Adalah and the HRA demanded that the director of Mahash order a prompt and impartial criminal investigation into the events, and that those police officers found responsible for the use of extreme and unjustified violence against marchers, photographers and journalists, as well as for blatant violations of the rights of detainees during interrogation and detention be indicted. These violations included physical and psychological abuse, and making arrests without seeking necessary warrants.
The complaints were submitted on behalf of the Association for the Defense of the Rights of Internally Displaced Persons in Israel (ADRID), the organizer of the March of Return, and on behalf of a large number of Palestinian Arab citizens of Israel who were injured by the police.

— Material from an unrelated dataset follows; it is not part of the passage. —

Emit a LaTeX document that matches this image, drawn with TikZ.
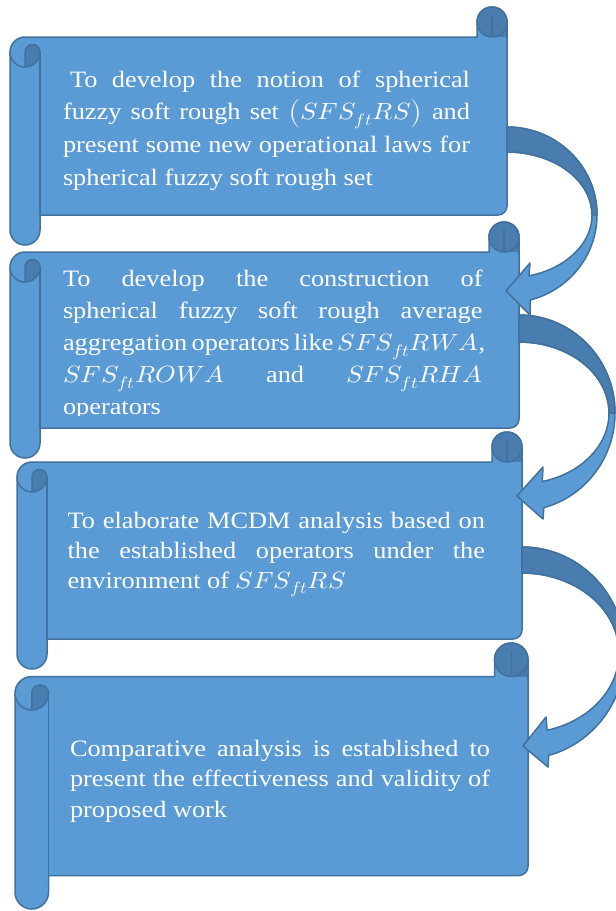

The complaints filed draw on 22 eyewitness testimonies, videos and photos taken during the events and on the proceedings of the detention hearings. It also includes a detailed description of the police’s unjustified use of violence including their fists, clubs, tear gas and sound and smoke bombs against participants in the march. Further, it explains that the police also acted violently against journalists and photographers, in an attempt to prevent the recording of the events, and against detainees, who were subsequently released without charge. The police violence against the detainees included punches and kicks, choking, making threats to open fire, spraying gas at short distances into a person’s eye, painful shackling, forcing detainees to kneel in painful and humiliating positions for long periods of time, making racist insults, and making threats of rape.
Adalah Attorney Orna Kohn, the main lawyer working on the case, argued that the violence used by the police demonstrates once more that, eight years after the October 2000 killings and five years after the Or Commission report and recommendations, the police have not drawn the appropriate lessons and continue to treat Palestinian citizens of Israel as if they are the enemy.
The police violence began at the end of the "March of Return”, which takes place annually on the same day that Israel celebrates its “Independence Day”. The march marks the anniversary of the Palestinian Nakba and seeks recognition of the right of refugees to return to their homes. It takes place at a different uprooted village each year. In 2008 it was held at Safouriya near Nazareth with a police license, and approximately 15,000 people participated in it. At the end of the event, while the demonstrators were returning to their cars, verbal confrontations broke out between them and right-wing Jewish Israeli activists whom the police had allowed to hold a demonstration on the main road close to the endpoint of the march. Police present at the location did not take any action to prevent the right-wing activists from provoking the marchers but instead resorted to extreme violence against the Arab demonstrators.